Hal itu, menurut Wahyu, terlihat dari permasalahan berulang, seperti pendataan pemilih yang tak pernah mencapai separuh dari total jumlah WNI di luar negeri. Selain itu, partisipasi rendah, rekrutmen penyelenggara pemilu yang tidak inklusif, potensi ketidaknetralan perwakilan Indonesia di luar negeri, tak adanya pendidikan pemilih terhadap WNI, metode pemungutan suara yang sulit untuk dipantau dan rentan kecurangan, serta tak adanya instrumen pengawasan spesifik untuk metode pemungutan suara.
Menurut Wahyu, ada kesan diskriminatif terhadap pekerja migran dalam urusan penyelenggaraan pemilu. Sebab, dianggap merepotkan dan pemborosan. Ada anggapan pula seharusnya pekerja migran hanya bekerja, bukan berpolitik.
Terpisah, peneliti Perkumpulan untuk Pemilu dan Demokrasi (Perludem) Nurul Amalia Salabi berpendapat, biang masalah yang memicu penyelenggaraan pemilu di luar negeri semrawut adalah pendataan yang tak akurat.
“Data pemilih migran yang tidak akurat ini merupakan efek turunan dari pendataan pekerja migran dan WNI di luar negeri yang tidak lengkap,” kata Nurul, Selasa (15/8).
Komisi Pemilihan Umum (KPU) menetapkan daftar pemilih tetap (DPT) di luar negeri untuk Pemilu 2024 sebanyak 1,7 juta. Akan tetapi, Migrant Care meragukan jumlah itu. Sebab, berdasarkan data dari Badan Perlindungan Pekerja Migran Indonesia (BP2MI) dan World Bank, pekerja migran Indonesia berjumlah 9 juta.
"Belum lagi ditambah dengan jumlah pelajar Indonesia di luar negeri, dan WNI yang bekerja di luar secara ilegal," ucap Nurul.
Di sisi lain, Nurul memandang, semestinya KPU bisa mencocokan pemutakhiran data pemilih di luar negeri dengan data pekerja migran yang dimiliki beberapa LSM. Sebab, selisihnya sangat besar, mencapai 7,3 juta orang.
"Data ini bisa disisir untuk kemudian difasilitasi sebagai pemilih pindahan," tutur Nurul.
Nurul mengatakan, tak terdatanya pemilih di luar negeri oleh KPU bertambah parah karena minimnya informasi mengenai penyelenggaraan pemilu. “Dan kekurangaktifan mereka (pekerja migran) dalam mendaftarkan diri sebagai pemilih atau pemilih pindahan yang berhak masuk ke dalam daftar pemilih tetap tambahan,” ucapnya.
Serangkaian situasi yang tak dikelola dengan baik, kata Nurul, juga bisa menjadikan suara pemilih pekerja migran rentan terbuang.
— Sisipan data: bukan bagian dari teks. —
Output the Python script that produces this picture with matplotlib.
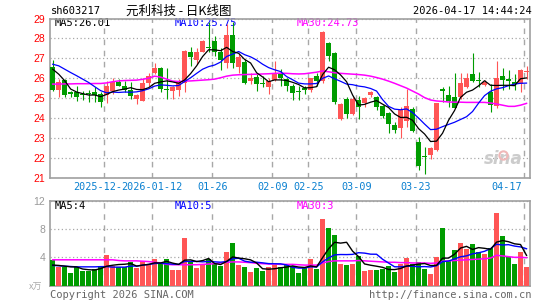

Contohnya, layanan untuk daftar pemilih khusus yang hanya diperkenankan memilih dalam sejam terakhir saat pemungutan suara dan menggunakan surat suara sisa.
“Jadi, kalau selisih 7,3 juta pemilih di luar negeri itu tidak mengurus surat pindah memilih, maka akan ada jutaan orang yang kehilangan hak pilih," ujar Nurul.
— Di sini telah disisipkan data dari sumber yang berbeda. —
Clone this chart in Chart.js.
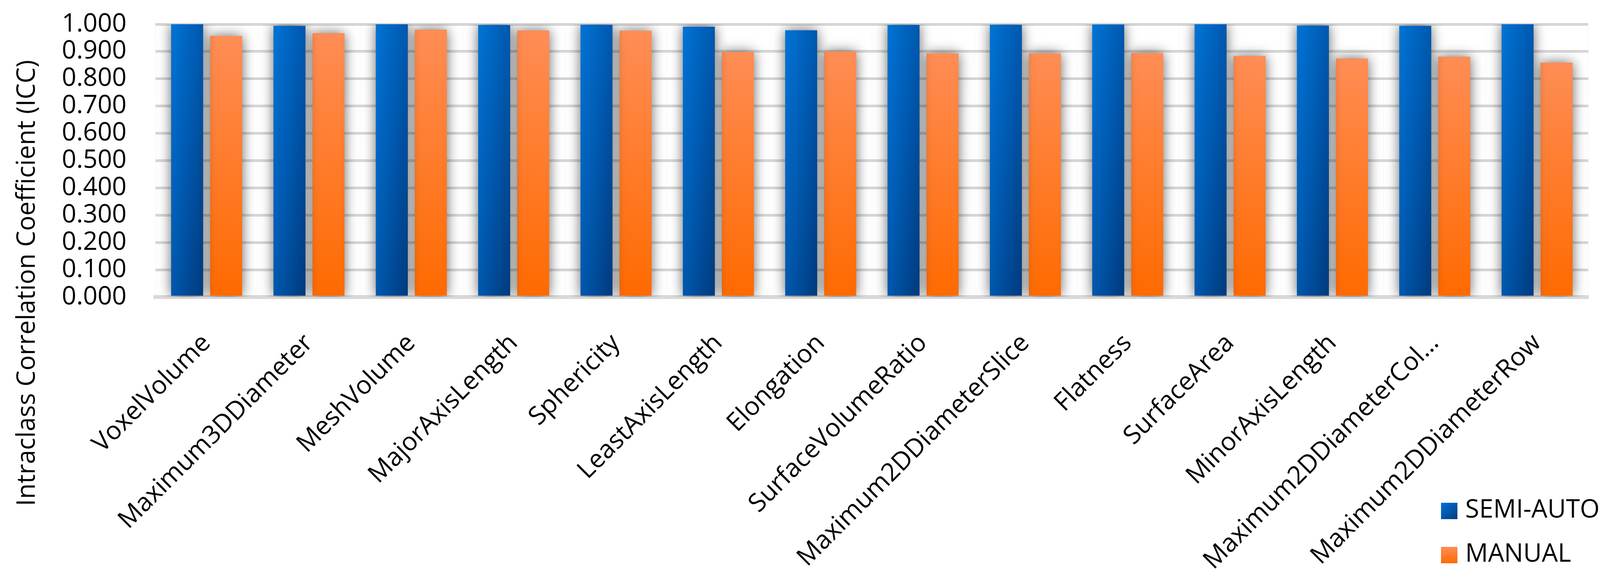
<!DOCTYPE html>
<html>
<head>
<meta charset="utf-8">
<script src="https://cdn.jsdelivr.net/npm/chart.js@4.4.1/dist/chart.umd.min.js"></script>
<style>
  html, body { margin: 0; padding: 0; background: #ffffff; }
  #wrap { width: 4130px; height: 1491px; position: relative; }
</style>
</head>
<body>
<div id="wrap"><canvas id="c"></canvas></div>
<script>
const categories = ['VoxelVolume','Maximum3DDiameter','MeshVolume','MajorAxisLength','Sphericity','LeastAxisLength','Elongation','SurfaceVolumeRatio','Maximum2DDiameterSlice','Flatness','SurfaceArea','MinorAxisLength','Maximum2DDiameterCol\u2026','Maximum2DDiameterRow'];
const semiAuto = [1.000, 0.994, 1.000, 0.997, 0.998, 0.991, 0.978, 0.997, 0.998, 0.999, 1.000, 0.995, 0.994, 1.000];
const manual   = [0.957, 0.967, 0.980, 0.977, 0.976, 0.898, 0.900, 0.893, 0.893, 0.894, 0.883, 0.874, 0.881, 0.859];
const seriesNames = ['SEMI-AUTO', 'MANUAL'];
const yTickLabels = ['0.000','0.100','0.200','0.300','0.400','0.500','0.600','0.700','0.800','0.900','1.000'];
const yTitle = 'Intraclass Correlation Coefficient (ICC)';

const FONT = '"Open Sans", "Noto Sans", sans-serif';
const FS = 65;
const CAT_PCT = 0.763;
const BAR_PCT = 0.82;

function barBox(ctx) {
  const ch = ctx.chart, xs = ch.scales.x, ys = ch.scales.y;
  if (!xs || !ys || !ch.chartArea || ctx.raw === undefined) return null;
  const n = ch.data.labels.length;
  const catW = (xs.right - xs.left) / n;
  const slot = catW * CAT_PCT / 2;
  const cx = xs.getPixelForValue(ctx.dataIndex) + (ctx.datasetIndex - 0.5) * slot;
  const hw = slot * BAR_PCT / 2;
  return { l: cx - hw, r: cx + hw, t: ys.getPixelForValue(ctx.raw), b: ys.getPixelForValue(0) };
}
function blueGrad(c, l, r, t, b) {
  const w = Math.max(r - l, 1), h = Math.max(b - t, 1);
  const D = 4 / (1 / (w * w) + 1 / (h * h));
  const g = c.createLinearGradient(l, t, l + D / (2 * w), t + D / (2 * h));
  g.addColorStop(0, '#0074d6');
  g.addColorStop(0.5, '#0058ae');
  g.addColorStop(1, '#003a7c');
  return g;
}
function orangeGrad(c, t, b) {
  const g = c.createLinearGradient(0, t, 0, b);
  g.addColorStop(0, '#ff8d55');
  g.addColorStop(1, '#ff6a00');
  return g;
}

const shadowPlugin = {
  id: 'barShadow',
  beforeDatasetsDraw(chart) {
    const c = chart.ctx;
    c.save();
    c.shadowColor = 'rgba(0,0,0,0.6)';
    c.shadowBlur = 32;
    c.shadowOffsetX = 0;
    c.shadowOffsetY = 0;
  },
  afterDatasetsDraw(chart) { chart.ctx.restore(); }
};

const titlePlugin = {
  id: 'yTitle',
  afterDraw(chart) {
    const c = chart.ctx;
    c.save();
    c.translate(89, 725);
    c.rotate(-Math.PI / 2);
    c.font = FS + 'px ' + FONT;
    c.fillStyle = '#000';
    c.textAlign = 'center';
    c.textBaseline = 'alphabetic';
    c.fillText(yTitle, 0, 0);
    c.restore();
  }
};

const legendPlugin = {
  id: 'cornerLegend',
  afterDraw(chart) {
    const c = chart.ctx;
    const x0 = 3689, y0 = 1309, gap = 113, s = 42;
    c.save();
    chart.data.datasets.forEach((ds, i) => {
      const yc = y0 + i * gap;
      const t = yc - s / 2, b = yc + s / 2;
      c.fillStyle = i === 0 ? blueGrad(c, x0, x0 + s, t, b) : orangeGrad(c, t, b);
      c.fillRect(x0, t, s, s);
      c.fillStyle = '#000';
      c.font = FS + 'px ' + FONT;
      c.textAlign = 'left';
      c.textBaseline = 'middle';
      c.fillText(ds.label, x0 + 62, yc - 2);
    });
    c.restore();
  }
};

new Chart(document.getElementById('c'), {
  type: 'bar',
  data: {
    labels: categories,
    datasets: [
      {
        label: seriesNames[0],
        data: semiAuto,
        backgroundColor: (ctx) => {
          const bb = barBox(ctx);
          if (!bb) return '#0060b8';
          return blueGrad(ctx.chart.ctx, bb.l, bb.r, bb.t, bb.b);
        },
        borderWidth: 0,
        categoryPercentage: CAT_PCT,
        barPercentage: BAR_PCT
      },
      {
        label: seriesNames[1],
        data: manual,
        backgroundColor: (ctx) => {
          const bb = barBox(ctx);
          if (!bb) return '#ff7a20';
          return orangeGrad(ctx.chart.ctx, bb.t, bb.b);
        },
        borderWidth: 0,
        categoryPercentage: CAT_PCT,
        barPercentage: BAR_PCT
      }
    ]
  },
  options: {
    responsive: true,
    maintainAspectRatio: false,
    devicePixelRatio: 1,
    animation: false,
    layout: { padding: { left: 0, right: 64, top: 62, bottom: 0 } },
    plugins: {
      legend: { display: false },
      tooltip: { enabled: false },
      title: { display: false }
    },
    scales: {
      x: {
        afterFit(scale) { scale.height = 730; },
        grid: { display: true, drawTicks: false, color: 'rgba(0,0,0,0.025)', lineWidth: 2 },
        border: { display: true, color: '#d9d9d9', width: 10 },
        ticks: {
          autoSkip: false,
          maxRotation: 45,
          minRotation: 45,
          padding: 80,
          color: '#000',
          font: { family: FONT, size: FS }
        }
      },
      y: {
        min: 0,
        max: 1,
        afterFit(scale) { scale.width = 398; },
        grid: { drawTicks: true, tickLength: 70, tickColor: 'rgba(0,0,0,0)', color: '#d6d6d6', lineWidth: 7 },
        border: { display: false },
        ticks: {
          autoSkip: false,
          stepSize: 0.1,
          padding: 4,
          color: '#000',
          font: { family: FONT, size: FS },
          callback: (v, i) => yTickLabels[i]
        }
      }
    }
  },
  plugins: [shadowPlugin, titlePlugin, legendPlugin]
});
</script>
</body>
</html>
Sementara, menurut Nurul, jika merujuk putusan Mahkamah Konstitusi No.20/PUU-XVII/2019 menyebutkan bahwa Undang-Undang Nomor 7 Tahun 2017 tentang Pemilu telah memberi ruang bagi KPU untuk mendirikan TPS berdasarkan DPT dan daftar pemilih tambahan (DPTb).
"Nah, KPU dapat mendirikan TPS tambahan di daerah yang memiliki selisih antara jumlah pemilih maksimal di TPS, dengan 2% surat suara cadangan dan jumlah pemilih di DPTb,” ucapnya.
“Hal tersebut bisa dilakukan untuk memastikan pemilih yang tercantum di dalam DPTb dapat memberikan hak pilih.”
Lebih lanjut, Nurul menuturkan, aturan ini perlu disosialisasikan secara masif kepada pemilh di luar negeri, agar pemilih pindahan tak kehilangan haknya. "Karena DPT sudah ditetapkan KPU," ucap Nurul.
Di samping itu, KPU pun perlu menyediakan informasi yang memadai mengenai hak pilih bagi pemilih di luar negeri, sekaligus metode pemungutan suara. Misalnya, memberi informasi soal dokumen yang dibutuhkan untuk mengakses hak pilih, serta tata cara pendaftaran pemilih pindahan. Ia memandang, sosialisasi bisa saja dilakukan dengan bantuan konten kreator yang punya banyak pengikut pekerja migran.
“Jadi, KPU atau Bawaslu bisa menjangkau para konten kreator untuk memberikan informasi-informasi tersebut,” ujarnya.